When Corporate Allyship Becomes a Liability: How Political Risk Is Defunding LGBTQ+ Community Events
Pride celebrations nationwide are losing corporate funding as companies flee political risk, exposing the fragility of corporate support for marginalized communities.
May 31, 2026 · Source: NPR
What Happened
Pride celebrations across major U.S. cities—including New York, Pittsburgh, Salt Lake City, and Orlando—are experiencing significant drops in corporate sponsorships, with some organizers expecting to secure only 30-40% of funding levels from just a few years ago. According to the NPR reporting, corporations are withdrawing support amid the Trump administration's dismantling of Diversity, Equity, and Inclusion (DEI) initiatives and the broader political attack on LGBTQ+ rights. Organizers report that permitting, security, headliner, staging, and insurance costs remain constant—but corporate partners are calculating political risk instead of brand values.
Why This Matters
This funding crisis reveals two interconnected crises: the concentration of corporate power in civic life, and the vulnerability of LGBTQ+ rights when they depend on corporations rather than institutional protection. When a marginalized community's ability to gather, celebrate, and advocate depends on corporate "allyship," that community becomes hostage to quarterly profit calculations and political winds. Pride events serve not just as celebrations but as essential spaces for LGBTQ+ people to exist without fear—yet their survival increasingly depends on whether corporations perceive them as "safe bets."
The Corporate Power Problem
The CGP has long documented how corporate consolidation and the widening gap between executive and worker compensation—now at 281:1 compared to 21:1 in 1965—reflects a fundamental imbalance in who holds power in America. When corporations dominate civic funding, their risk calculations become our community infrastructure decisions. The fact that companies are withdrawing support not due to budget constraints but due to political pressure demonstrates how corporate executives, not communities, are making decisions about whose rights get celebrated.
This also exposes the myth of "corporate social responsibility." When DEI initiatives face political headwinds, corporations don't defend the principle—they abandon ship.
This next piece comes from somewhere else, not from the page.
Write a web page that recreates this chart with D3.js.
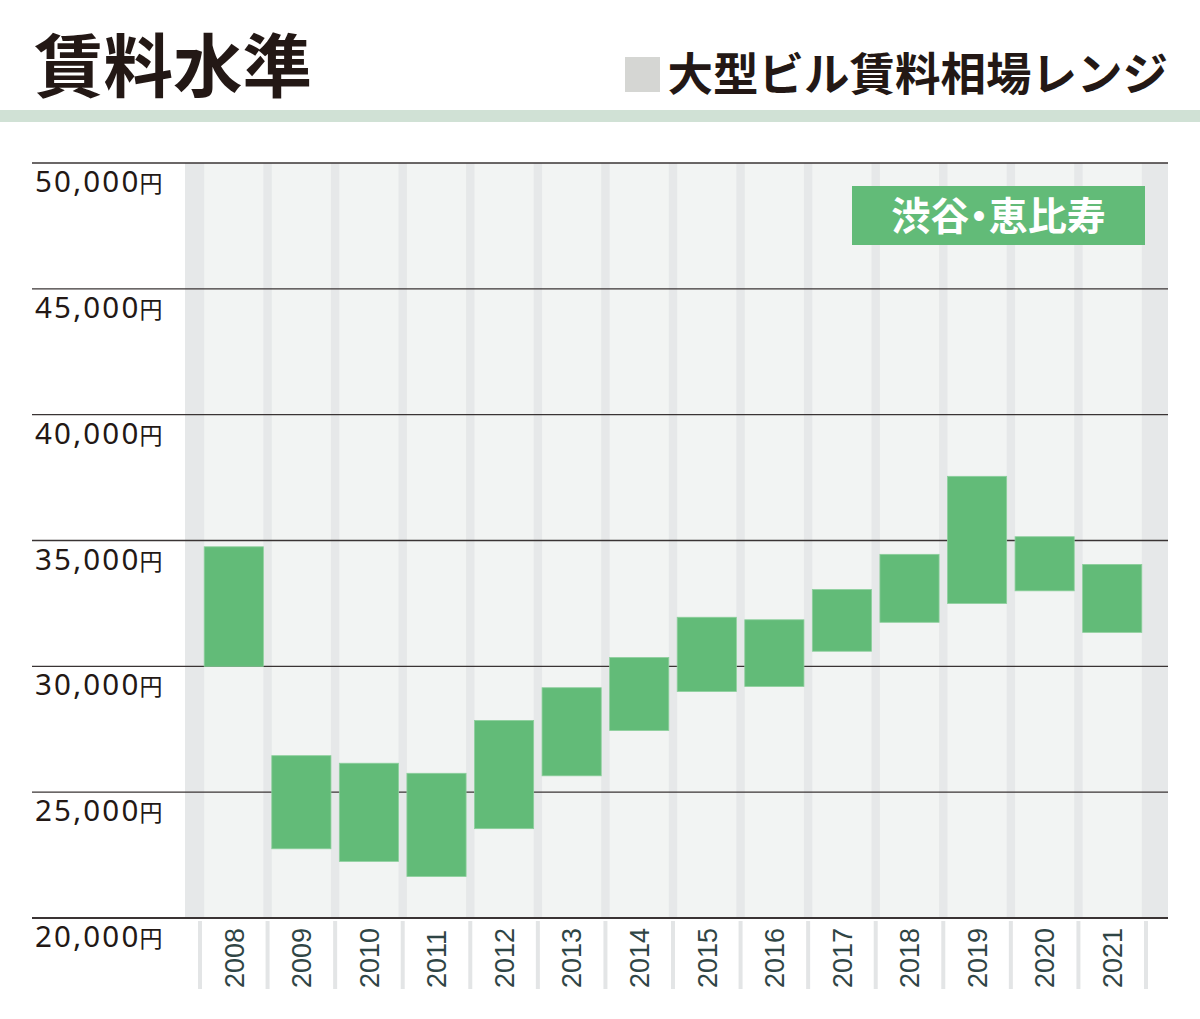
<!DOCTYPE html>
<meta charset="utf-8">
<html>
<head>
  <title>賃料水準</title>
  <style>
    body { margin: 0; background: #ffffff; }
    svg { display: block; }
  </style>
</head>
<body>
<div id="my_dataviz"></div>

<script src="https://d3js.org/d3.v7.min.js"></script>
<script>

    // data (yen per tsubo)
    var years = ["2008", "2009", "2010", "2011", "2012", "2013", "2014",
                 "2015", "2016", "2017", "2018", "2019", "2020", "2021"];
    var rentHigh = [34750, 26450, 26150, 25750, 27850, 29150, 30350,
                    31950, 31850, 33050, 34450, 37550, 35150, 34050];
    var rentLow  = [30000, 22750, 22250, 21650, 23550, 25650, 27450,
                    29000, 29200, 30600, 31750, 32500, 33000, 31350];
    var yTicks = [20000, 25000, 30000, 35000, 40000, 45000, 50000];

    var titleText = "賃料水準";
    var legendText = "大型ビル賃料相場レンジ";
    var areaText = "渋谷・恵比寿";

    var rows = years.map(function(d, i) {
      return { year: d, high: rentHigh[i], low: rentLow[i] };
    });

    // layout
    var W = 1200, H = 1019;
    var plotLeft = 185, plotRight = 1168, plotTop = 163, plotBottom = 918;
    var green = "#62bb78";
    var ink = "#231815";

    var svg = d3.select("#my_dataviz")
      .append("svg")
        .attr("width", W)
        .attr("height", H);

    // scales
    var x = d3.scaleBand()
      .domain(years)
      .range([200, 1146])
      .padding(0);
    var inset = 4.2;

    var y = d3.scaleLinear()
      .domain([20000, 50000])
      .range([plotBottom, plotTop]);

    // header
    svg.append("text")
      .attr("x", 34)
      .attr("y", 92)
      .style("font-family", "'Noto Sans CJK JP', sans-serif")
      .style("font-weight", 700)
      .style("font-size", "69.5px")
      .style("fill", ink)
      .text(titleText);

    svg.append("text")
      .attr("x", 1168)
      .attr("y", 91)
      .attr("text-anchor", "end")
      .style("font-family", "'Noto Sans CJK JP', sans-serif")
      .style("font-weight", 700)
      .style("font-size", "45.5px")
      .style("fill", ink)
      .text(legendText);

    svg.append("rect")
      .attr("x", 625).attr("y", 57)
      .attr("width", 35).attr("height", 35)
      .attr("fill", "#d5d6d3");

    svg.append("rect")
      .attr("x", 0).attr("y", 110)
      .attr("width", W).attr("height", 12)
      .attr("fill", "#d0e1d5");

    // plot background: darker separators with light columns on top
    svg.append("rect")
      .attr("x", plotLeft).attr("y", plotTop)
      .attr("width", plotRight - plotLeft).attr("height", plotBottom - plotTop)
      .attr("fill", "#e6e8e9");

    svg.selectAll(".col")
      .data(rows)
      .enter()
      .append("rect")
        .attr("class", "col")
        .attr("x", function(d) { return x(d.year) + inset; })
        .attr("y", plotTop)
        .attr("width", x.bandwidth() - 2 * inset)
        .attr("height", plotBottom - plotTop)
        .attr("fill", "#f2f4f3");

    // separator ticks under the axis
    var bounds = years.map(function(d) { return x(d); }).concat([x.range()[1]]);
    svg.selectAll(".sep")
      .data(bounds)
      .enter()
      .append("rect")
        .attr("class", "sep")
        .attr("x", function(d) { return d - 2; })
        .attr("y", 921)
        .attr("width", 4)
        .attr("height", 68)
        .attr("fill", "#e3e5e6");

    // horizontal grid lines + labels
    var grid = svg.selectAll(".grid")
      .data(yTicks)
      .enter()
      .append("g")
        .attr("class", "grid")
        .attr("transform", function(d) { return "translate(0," + y(d) + ")"; });

    grid.append("line")
      .attr("x1", 32).attr("x2", plotRight)
      .attr("y1", 0).attr("y2", 0)
      .attr("stroke", "#3a3434")
      .attr("stroke-width", function(d) { return d === 20000 ? 2 : 1.4; });

    var lab = grid.append("text")
      .attr("x", 35)
      .attr("y", 29)
      .style("font-family", "'Noto Sans', sans-serif")
      .style("font-size", "29.5px")
      .style("letter-spacing", "2.2px")
      .style("fill", ink);
    lab.append("tspan")
      .text(function(d) { return d3.format(",")(d); });
    lab.append("tspan")
      .attr("dx", -1)
      .style("font-family", "'Noto Sans CJK JP', sans-serif")
      .style("font-size", "23px")
      .style("letter-spacing", "0px")
      .text("円");

    // range bars
    svg.selectAll(".bar")
      .data(rows)
      .enter()
      .append("rect")
        .attr("class", "bar")
        .attr("x", function(d) { return x(d.year) + inset; })
        .attr("y", function(d) { return y(d.high); })
        .attr("width", x.bandwidth() - 2 * inset)
        .attr("height", function(d) { return y(d.low) - y(d.high); })
        .attr("fill", green)
        .attr("stroke", "#8ccf9c")
        .attr("stroke-width", 0.8);

    // year labels
    svg.selectAll(".yr")
      .data(years)
      .enter()
      .append("text")
        .attr("class", "yr")
        .attr("transform", function(d) {
          return "translate(" + (x(d) + x.bandwidth() / 2) + ",988) rotate(-90)";
        })
        .attr("dy", "0.36em")
        .style("font-family", "'Liberation Sans', Arial, sans-serif")
        .style("font-size", "27px")
        .style("fill", "#2f4545")
        .text(function(d) { return d; });

    // area badge
    svg.append("rect")
      .attr("x", 852).attr("y", 186)
      .attr("width", 293).attr("height", 59)
      .attr("fill", green);

    svg.append("text")
      .attr("x", 998.5)
      .attr("y", 230)
      .attr("text-anchor", "middle")
      .style("font-family", "'Noto Sans CJK JP', sans-serif")
      .style("font-weight", 700)
      .style("font-size", "39px")
      .style("font-feature-settings", "'palt'")
      .style("fill", "#ffffff")
      .text(areaText);

</script>
</body>
</html>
This is not allyship; it's opportunism masquerading as values.
Connecting to LGBTQ+ Rights
The CGP recognizes that LGBTQ+ rights are human rights that deserve protection regardless of whether they're politically convenient for major corporations. A functional democracy should ensure that marginalized communities can gather, organize, and celebrate without depending on corporate beneficence. The current model—where Pride depends on corporate sponsorships that evaporate under political pressure—is a feature of a system that has failed LGBTQ+ people.